Figure scripts
[start]

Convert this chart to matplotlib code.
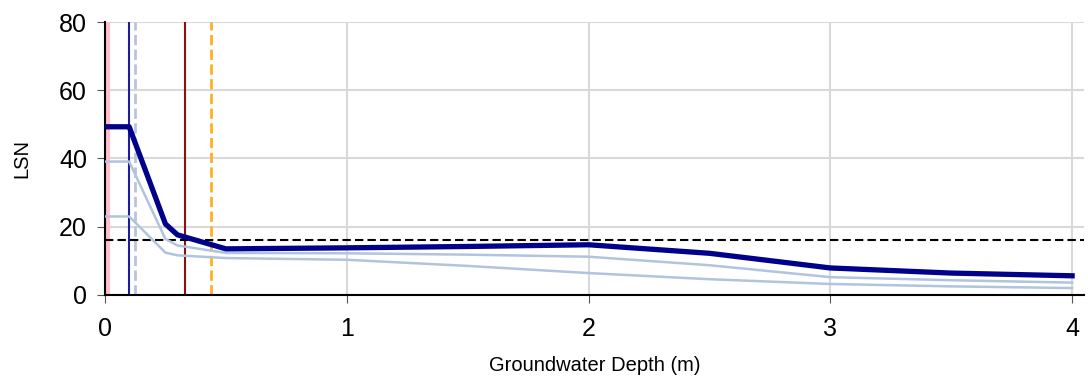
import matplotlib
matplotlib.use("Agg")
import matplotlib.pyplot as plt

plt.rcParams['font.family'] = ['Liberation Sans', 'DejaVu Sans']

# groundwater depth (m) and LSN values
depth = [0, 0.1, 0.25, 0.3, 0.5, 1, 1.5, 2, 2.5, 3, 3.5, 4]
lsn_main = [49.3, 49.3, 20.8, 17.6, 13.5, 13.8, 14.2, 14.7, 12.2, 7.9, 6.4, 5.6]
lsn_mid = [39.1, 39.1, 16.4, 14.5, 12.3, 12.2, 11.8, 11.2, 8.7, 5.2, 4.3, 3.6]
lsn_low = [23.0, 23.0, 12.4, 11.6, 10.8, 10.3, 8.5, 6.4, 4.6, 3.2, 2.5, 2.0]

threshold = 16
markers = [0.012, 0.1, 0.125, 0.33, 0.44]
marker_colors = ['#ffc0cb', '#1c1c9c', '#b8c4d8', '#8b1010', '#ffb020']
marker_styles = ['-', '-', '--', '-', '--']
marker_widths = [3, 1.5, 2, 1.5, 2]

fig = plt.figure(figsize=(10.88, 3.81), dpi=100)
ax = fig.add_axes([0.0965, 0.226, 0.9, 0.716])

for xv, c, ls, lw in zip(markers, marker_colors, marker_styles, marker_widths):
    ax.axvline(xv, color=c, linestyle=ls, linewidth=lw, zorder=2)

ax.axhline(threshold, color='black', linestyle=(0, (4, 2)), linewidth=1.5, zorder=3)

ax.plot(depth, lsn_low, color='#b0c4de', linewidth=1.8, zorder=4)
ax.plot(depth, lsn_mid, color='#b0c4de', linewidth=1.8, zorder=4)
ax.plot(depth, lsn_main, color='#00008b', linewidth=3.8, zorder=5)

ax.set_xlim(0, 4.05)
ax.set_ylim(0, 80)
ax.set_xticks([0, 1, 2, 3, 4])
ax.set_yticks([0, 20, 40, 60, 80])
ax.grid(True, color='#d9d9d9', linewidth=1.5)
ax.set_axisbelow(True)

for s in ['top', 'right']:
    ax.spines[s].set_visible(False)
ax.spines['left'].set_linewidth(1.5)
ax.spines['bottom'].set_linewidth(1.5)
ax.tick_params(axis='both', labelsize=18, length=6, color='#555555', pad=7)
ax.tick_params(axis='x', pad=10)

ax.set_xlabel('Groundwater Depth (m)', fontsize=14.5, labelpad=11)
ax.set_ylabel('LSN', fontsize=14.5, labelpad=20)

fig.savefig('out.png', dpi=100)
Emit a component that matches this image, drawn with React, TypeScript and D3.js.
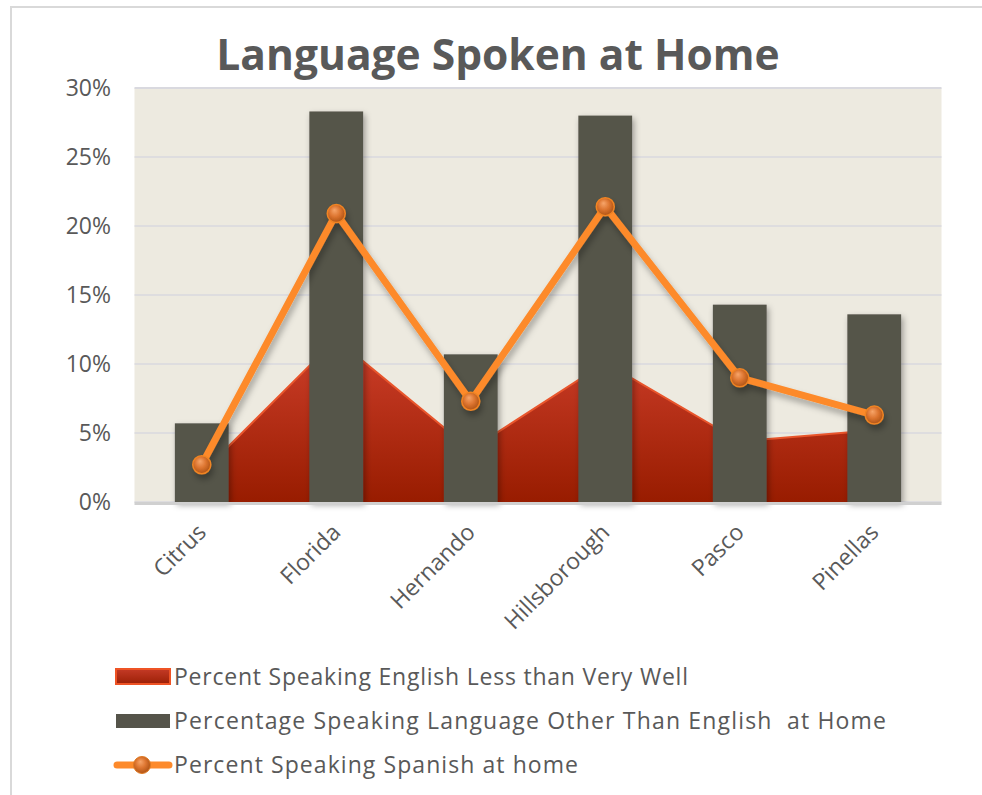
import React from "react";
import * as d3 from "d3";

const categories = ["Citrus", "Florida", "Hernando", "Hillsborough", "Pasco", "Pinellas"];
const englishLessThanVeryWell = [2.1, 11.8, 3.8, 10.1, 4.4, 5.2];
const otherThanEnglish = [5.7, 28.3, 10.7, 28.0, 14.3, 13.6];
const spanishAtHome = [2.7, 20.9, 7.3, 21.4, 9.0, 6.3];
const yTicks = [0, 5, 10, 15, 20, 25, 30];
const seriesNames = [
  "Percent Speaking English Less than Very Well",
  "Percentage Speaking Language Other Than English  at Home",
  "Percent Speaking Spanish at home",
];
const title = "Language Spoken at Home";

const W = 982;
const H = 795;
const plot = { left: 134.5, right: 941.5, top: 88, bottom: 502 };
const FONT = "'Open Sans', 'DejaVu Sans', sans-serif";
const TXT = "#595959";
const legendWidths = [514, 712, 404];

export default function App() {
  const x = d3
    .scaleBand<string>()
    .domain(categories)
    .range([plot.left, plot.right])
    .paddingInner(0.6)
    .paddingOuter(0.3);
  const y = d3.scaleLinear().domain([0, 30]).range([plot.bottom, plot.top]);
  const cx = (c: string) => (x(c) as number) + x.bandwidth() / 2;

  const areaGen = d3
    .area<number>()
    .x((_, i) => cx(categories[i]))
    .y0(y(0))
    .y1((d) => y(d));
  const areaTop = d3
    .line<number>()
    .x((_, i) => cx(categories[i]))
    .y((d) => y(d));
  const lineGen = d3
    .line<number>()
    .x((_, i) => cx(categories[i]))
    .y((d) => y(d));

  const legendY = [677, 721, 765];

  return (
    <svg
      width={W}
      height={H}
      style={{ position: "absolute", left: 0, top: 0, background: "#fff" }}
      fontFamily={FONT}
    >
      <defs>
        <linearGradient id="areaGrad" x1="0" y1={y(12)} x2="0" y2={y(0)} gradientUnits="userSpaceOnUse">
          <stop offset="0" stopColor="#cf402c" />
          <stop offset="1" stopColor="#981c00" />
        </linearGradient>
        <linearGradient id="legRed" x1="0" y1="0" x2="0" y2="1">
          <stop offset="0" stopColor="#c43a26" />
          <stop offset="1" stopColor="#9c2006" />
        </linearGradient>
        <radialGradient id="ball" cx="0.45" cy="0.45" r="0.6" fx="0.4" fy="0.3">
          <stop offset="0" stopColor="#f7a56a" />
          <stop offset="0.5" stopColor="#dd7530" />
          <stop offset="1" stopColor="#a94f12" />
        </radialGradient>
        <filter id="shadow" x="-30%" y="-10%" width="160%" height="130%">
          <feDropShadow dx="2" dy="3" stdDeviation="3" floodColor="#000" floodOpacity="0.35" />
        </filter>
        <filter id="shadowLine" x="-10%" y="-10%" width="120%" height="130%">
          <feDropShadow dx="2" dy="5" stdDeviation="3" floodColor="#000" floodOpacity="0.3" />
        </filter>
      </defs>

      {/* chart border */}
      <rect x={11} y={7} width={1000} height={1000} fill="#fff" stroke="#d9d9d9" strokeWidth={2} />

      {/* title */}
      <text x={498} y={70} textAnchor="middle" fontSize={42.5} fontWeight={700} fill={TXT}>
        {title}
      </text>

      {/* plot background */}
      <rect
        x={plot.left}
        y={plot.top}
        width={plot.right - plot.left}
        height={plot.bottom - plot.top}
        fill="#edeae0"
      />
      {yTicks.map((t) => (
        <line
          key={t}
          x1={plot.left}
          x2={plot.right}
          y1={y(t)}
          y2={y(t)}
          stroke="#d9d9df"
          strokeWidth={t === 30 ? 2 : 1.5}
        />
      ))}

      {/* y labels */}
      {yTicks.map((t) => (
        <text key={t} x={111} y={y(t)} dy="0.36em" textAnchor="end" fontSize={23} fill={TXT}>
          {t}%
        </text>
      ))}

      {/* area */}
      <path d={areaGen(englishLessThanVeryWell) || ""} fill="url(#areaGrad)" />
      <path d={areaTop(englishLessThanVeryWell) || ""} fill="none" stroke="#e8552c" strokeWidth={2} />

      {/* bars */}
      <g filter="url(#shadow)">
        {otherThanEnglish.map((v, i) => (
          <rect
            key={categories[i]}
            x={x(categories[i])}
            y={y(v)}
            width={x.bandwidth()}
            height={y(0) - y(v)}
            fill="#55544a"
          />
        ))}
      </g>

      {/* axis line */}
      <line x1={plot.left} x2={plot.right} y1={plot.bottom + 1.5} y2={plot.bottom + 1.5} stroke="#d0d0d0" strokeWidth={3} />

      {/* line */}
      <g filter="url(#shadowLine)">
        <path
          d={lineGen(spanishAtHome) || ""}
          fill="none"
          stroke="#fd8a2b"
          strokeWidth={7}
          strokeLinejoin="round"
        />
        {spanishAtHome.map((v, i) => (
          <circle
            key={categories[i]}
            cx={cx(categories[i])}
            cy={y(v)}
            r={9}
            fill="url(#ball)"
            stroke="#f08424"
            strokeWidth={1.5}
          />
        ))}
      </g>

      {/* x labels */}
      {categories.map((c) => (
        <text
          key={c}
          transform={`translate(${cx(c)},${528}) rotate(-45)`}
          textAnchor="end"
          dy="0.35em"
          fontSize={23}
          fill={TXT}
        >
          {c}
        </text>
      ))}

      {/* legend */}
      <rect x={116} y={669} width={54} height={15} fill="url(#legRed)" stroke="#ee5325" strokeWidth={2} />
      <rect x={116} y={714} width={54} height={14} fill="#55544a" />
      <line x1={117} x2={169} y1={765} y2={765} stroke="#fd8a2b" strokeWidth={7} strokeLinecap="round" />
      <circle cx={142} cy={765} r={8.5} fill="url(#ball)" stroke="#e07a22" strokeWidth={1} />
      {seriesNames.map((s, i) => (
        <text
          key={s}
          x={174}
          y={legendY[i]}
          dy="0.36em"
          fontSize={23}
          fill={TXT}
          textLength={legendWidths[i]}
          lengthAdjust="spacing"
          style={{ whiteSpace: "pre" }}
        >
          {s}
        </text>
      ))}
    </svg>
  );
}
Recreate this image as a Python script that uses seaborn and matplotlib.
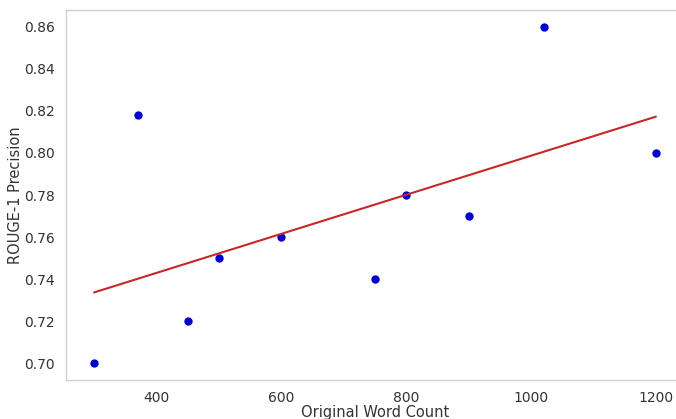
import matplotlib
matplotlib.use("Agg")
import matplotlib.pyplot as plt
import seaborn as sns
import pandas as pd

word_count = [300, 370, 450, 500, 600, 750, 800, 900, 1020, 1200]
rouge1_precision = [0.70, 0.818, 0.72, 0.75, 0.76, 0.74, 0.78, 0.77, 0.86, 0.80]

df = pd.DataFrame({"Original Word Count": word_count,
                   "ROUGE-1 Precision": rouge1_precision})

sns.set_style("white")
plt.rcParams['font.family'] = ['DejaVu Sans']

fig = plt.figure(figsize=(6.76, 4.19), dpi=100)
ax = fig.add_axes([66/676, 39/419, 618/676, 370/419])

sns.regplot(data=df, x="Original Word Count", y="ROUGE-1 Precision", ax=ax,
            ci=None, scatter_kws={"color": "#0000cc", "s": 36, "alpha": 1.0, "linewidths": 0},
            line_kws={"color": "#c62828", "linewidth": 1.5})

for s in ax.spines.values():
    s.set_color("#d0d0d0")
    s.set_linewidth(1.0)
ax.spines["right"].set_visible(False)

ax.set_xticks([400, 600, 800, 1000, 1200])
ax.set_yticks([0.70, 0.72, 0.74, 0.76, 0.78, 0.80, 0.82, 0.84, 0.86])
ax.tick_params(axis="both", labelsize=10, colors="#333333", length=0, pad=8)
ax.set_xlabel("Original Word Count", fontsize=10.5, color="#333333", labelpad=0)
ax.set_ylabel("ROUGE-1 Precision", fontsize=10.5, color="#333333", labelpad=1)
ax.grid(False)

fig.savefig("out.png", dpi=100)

[end]

* [STATED TASK]: Leave out the pictures and give again exactly the lines from the one with "Emit a component" through the one with "import * as", and no others.

* [OUTPUT FOR THIS TASK]:
Emit a component that matches this image, drawn with React, TypeScript and D3.js.
import React from "react";
import * as d3 from "d3";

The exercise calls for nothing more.